** WHAT IS NEEDED **
Write out exactly the lines from the line with "Convert this chart to Plotly code." through the line with "import plotly.graph_objects as go", including both, and nothing more.

** INFORMATION SUPPLIED **
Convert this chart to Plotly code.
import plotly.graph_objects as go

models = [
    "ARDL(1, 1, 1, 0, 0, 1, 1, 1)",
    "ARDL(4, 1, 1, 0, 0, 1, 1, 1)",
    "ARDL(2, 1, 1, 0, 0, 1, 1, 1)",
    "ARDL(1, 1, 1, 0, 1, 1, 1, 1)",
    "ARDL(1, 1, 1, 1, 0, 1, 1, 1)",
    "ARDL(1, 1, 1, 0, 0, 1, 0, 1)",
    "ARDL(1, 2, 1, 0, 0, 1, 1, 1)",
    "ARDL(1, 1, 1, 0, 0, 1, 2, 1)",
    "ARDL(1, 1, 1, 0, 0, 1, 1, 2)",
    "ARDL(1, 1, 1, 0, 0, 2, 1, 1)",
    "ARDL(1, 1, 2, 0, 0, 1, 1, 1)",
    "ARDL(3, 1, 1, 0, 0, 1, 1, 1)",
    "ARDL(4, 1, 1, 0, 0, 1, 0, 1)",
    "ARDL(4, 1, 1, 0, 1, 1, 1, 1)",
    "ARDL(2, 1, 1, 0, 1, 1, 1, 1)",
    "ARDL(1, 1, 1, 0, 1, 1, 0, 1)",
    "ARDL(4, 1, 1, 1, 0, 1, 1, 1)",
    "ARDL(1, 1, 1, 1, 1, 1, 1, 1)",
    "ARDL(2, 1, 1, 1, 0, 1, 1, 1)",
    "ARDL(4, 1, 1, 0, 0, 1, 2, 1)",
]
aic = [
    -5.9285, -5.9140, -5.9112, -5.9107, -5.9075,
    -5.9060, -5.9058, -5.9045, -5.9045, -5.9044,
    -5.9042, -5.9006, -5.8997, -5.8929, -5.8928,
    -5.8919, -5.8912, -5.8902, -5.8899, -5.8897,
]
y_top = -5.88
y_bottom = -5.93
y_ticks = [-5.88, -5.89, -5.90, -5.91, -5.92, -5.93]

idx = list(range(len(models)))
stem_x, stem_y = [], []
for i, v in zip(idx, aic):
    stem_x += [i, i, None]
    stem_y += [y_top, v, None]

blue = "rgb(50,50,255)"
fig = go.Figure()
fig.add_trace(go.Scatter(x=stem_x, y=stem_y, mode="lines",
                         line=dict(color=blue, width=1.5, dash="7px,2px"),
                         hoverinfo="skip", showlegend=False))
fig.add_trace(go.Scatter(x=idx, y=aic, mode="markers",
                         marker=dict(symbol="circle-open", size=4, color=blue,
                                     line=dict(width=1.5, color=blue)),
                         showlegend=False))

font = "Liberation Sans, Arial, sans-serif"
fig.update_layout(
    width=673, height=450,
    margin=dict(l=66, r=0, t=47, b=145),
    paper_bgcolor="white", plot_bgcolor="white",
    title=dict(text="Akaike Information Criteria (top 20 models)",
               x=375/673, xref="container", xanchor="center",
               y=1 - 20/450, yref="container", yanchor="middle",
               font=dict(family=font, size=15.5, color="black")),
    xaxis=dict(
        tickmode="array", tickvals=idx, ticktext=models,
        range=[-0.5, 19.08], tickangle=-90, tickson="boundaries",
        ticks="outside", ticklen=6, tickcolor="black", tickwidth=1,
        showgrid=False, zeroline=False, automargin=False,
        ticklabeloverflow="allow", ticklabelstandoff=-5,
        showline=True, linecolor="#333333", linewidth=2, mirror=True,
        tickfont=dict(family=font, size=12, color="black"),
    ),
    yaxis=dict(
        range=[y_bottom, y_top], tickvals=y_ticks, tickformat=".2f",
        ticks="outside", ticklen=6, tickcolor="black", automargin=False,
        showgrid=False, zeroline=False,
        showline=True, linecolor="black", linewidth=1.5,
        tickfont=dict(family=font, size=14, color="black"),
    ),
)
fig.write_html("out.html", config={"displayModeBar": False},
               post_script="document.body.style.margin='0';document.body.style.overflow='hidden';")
==
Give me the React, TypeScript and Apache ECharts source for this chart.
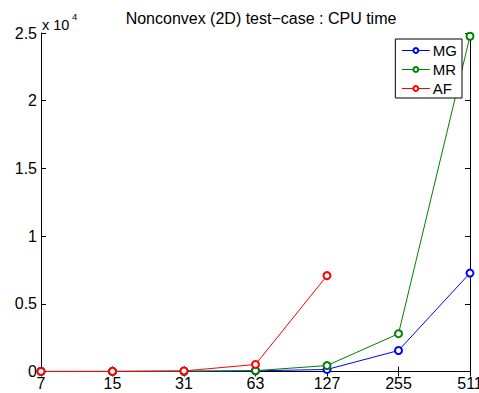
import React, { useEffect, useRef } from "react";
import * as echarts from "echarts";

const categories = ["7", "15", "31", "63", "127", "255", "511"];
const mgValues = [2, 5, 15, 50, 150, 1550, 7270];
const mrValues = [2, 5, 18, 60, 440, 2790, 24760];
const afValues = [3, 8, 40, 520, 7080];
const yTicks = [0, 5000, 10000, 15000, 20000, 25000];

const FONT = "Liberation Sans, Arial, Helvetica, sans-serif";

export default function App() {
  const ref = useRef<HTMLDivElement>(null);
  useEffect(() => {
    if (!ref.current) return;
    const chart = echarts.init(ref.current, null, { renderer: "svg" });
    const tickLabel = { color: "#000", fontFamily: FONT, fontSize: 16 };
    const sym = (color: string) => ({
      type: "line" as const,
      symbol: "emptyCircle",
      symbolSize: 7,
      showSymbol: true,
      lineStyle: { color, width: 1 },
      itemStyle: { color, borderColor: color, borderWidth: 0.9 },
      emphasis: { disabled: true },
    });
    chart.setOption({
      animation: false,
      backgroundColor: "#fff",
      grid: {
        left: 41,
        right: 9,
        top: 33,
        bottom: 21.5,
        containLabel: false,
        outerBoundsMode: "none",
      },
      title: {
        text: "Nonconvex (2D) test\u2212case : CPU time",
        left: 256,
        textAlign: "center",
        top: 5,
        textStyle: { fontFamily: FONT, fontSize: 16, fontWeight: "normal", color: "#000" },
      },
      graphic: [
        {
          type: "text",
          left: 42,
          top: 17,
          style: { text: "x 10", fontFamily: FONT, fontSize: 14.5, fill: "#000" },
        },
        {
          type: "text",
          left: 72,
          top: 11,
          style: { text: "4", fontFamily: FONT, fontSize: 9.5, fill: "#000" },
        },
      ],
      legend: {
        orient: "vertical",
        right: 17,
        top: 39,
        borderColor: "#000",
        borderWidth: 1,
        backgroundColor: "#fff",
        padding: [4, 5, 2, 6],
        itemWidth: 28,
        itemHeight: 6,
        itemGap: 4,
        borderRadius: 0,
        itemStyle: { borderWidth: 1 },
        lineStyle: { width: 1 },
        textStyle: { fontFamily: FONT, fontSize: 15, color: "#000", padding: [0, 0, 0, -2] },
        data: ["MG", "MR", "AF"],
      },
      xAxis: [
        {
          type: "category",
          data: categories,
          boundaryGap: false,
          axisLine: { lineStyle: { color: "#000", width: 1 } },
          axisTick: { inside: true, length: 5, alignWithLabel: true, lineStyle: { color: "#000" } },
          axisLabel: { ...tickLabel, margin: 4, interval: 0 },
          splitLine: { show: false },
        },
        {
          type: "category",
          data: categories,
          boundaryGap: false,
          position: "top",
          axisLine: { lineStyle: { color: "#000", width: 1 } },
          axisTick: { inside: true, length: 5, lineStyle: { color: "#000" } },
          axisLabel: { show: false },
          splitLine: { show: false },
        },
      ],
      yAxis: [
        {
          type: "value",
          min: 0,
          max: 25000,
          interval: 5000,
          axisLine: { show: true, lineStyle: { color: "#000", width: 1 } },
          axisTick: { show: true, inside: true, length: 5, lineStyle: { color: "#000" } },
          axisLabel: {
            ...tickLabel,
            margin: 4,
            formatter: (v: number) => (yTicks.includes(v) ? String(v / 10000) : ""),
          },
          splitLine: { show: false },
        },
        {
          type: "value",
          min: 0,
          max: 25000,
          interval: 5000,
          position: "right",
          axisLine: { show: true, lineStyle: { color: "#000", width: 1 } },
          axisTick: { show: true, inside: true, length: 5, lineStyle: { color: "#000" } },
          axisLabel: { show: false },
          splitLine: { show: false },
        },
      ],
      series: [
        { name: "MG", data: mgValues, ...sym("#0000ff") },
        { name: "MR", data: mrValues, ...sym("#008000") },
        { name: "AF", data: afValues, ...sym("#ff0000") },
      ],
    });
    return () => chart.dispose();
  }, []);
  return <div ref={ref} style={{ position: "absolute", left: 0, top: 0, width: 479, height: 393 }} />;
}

** FULL SOLUTION **
Convert this chart to Plotly code.
import plotly.graph_objects as go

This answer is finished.